The Q phase is an important quaternary precipitate in aluminum-based alloys that contain Mg, Si and Cu. These alloys belong to the most promising materials in automotive and aircraft engineering. Their mechanical properties are related to their microstructure. The Q phase stands at the end of a complex precipitation sequence and is considered to yield significant strengthening effects. To tailor these mechanical characteristics via heat treatments, a precise knowledge of their precipitation properties is essential.
The stability of each precipitate can be predicted by the CALPHAD method, which takes different thermodynamic data sets as input and provides temperature and/or composition dependent phase stabilities of materials. Nowadays CALPHAD input is not only obtained from experiments, but wherever there is a difficulty in performing the experiment and a lack of data, powerful ab-initio tools are used to provide the necessary data.

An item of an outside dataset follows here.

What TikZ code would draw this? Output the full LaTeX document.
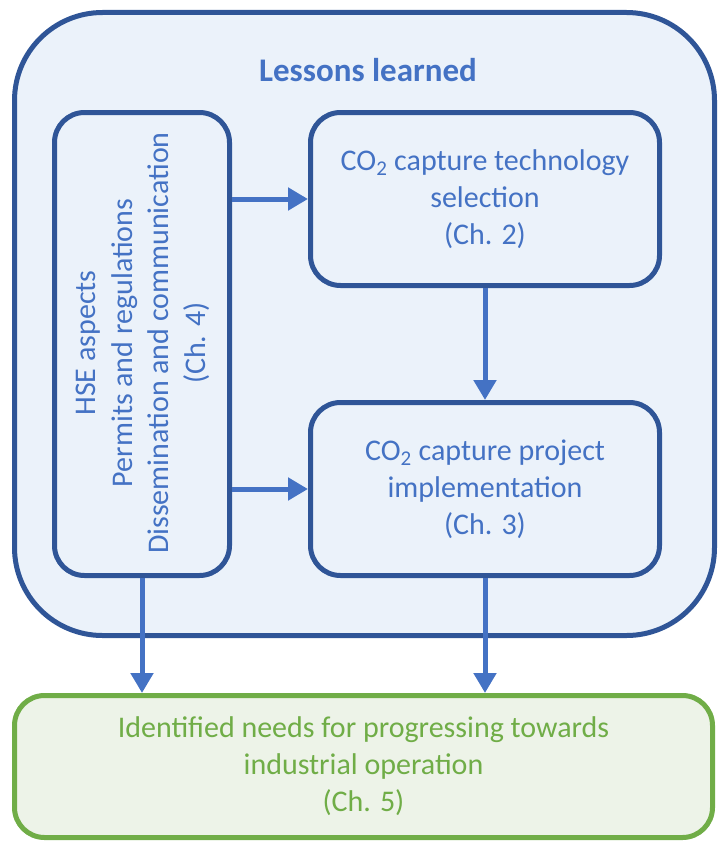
\documentclass[tikz,border=0pt]{standalone}
\usepackage{fontspec}
\setmainfont{Carlito}
\usetikzlibrary{arrows.meta}

\definecolor{frameblue}{RGB}{47,85,151}
\definecolor{textblue}{RGB}{68,114,196}
\definecolor{paleblue}{RGB}{235,242,250}
\definecolor{leafgreen}{RGB}{112,173,71}
\definecolor{palegreen}{RGB}{237,243,232}

\tikzset{
    chapbox/.style={draw=frameblue, line width=5pt, fill=paleblue, rounded corners=30pt,
        text=textblue, align=center, inner sep=0pt, font=\fontsize{30}{37}\selectfont},
    flow/.style={draw=textblue, line width=5pt, -{Triangle[width=22pt,length=20pt]}},
}

\begin{document}
\begin{tikzpicture}[x=1pt, y=-1pt]
    \useasboundingbox (0,0) rectangle (719,843);
    % big frame round the lessons
    \node[chapbox, rounded corners=88pt, minimum width=700pt, minimum height=623pt] (lessons) at (364.5,324) {};
    \node[text=textblue, font=\fontsize{33}{36}\selectfont\bfseries] (title) at (368,70) {Lessons learned};

    \node[chapbox, minimum width=175pt, minimum height=463pt] (hse) at (142,344) {};
    \node[rotate=90, text=textblue, align=center, font=\fontsize{30}{36.5}\selectfont] (hsetext) at (143,343)
        {HSE aspects\\Permits and regulations\\Dissemination and communication\\(Ch. 4)};
    \node[chapbox, minimum width=349pt, minimum height=173pt] (tech) at (485,199)
        {CO\textsubscript{2} capture technology\\selection\\(Ch. 2)};
    \node[chapbox, minimum width=349pt, minimum height=173pt] (impl) at (485,489)
        {CO\textsubscript{2} capture project\\implementation\\(Ch. 3)};

    % outcome
    \node[chapbox, draw=leafgreen, fill=palegreen, text=leafgreen, minimum width=698pt, minimum height=142pt] (needs) at (363.5,766.5)
        {Identified needs for progressing towards\\industrial operation\\(Ch. 5)};

    \draw[flow] (tech.west -| hse.east) -- (tech.west);
    \draw[flow] (impl.west -| hse.east) -- (impl.west);
    \draw[flow] (tech.south) -- (impl.north);
    \draw[flow] (hse.south) -- (needs.north -| hse.south);
    \draw[flow] (impl.south) -- (needs.north -| impl.south);
\end{tikzpicture}
\end{document}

In order to achieve an improved thermochemical parameter set of the Q phase, we have performed first-principles and phonon calculations and combined them with CALPHAD concepts such as the compound energy formalism to investigate its Gibbs energy and heat capacity. For a fair comparison with available experimental data, the impact of lattice vibrations on the site occupancy of sublattices has also been taken into account. Excellent agreement with experimental data and previously CALPHAD assessment demonstrates the high predictive power of our first-principles approach .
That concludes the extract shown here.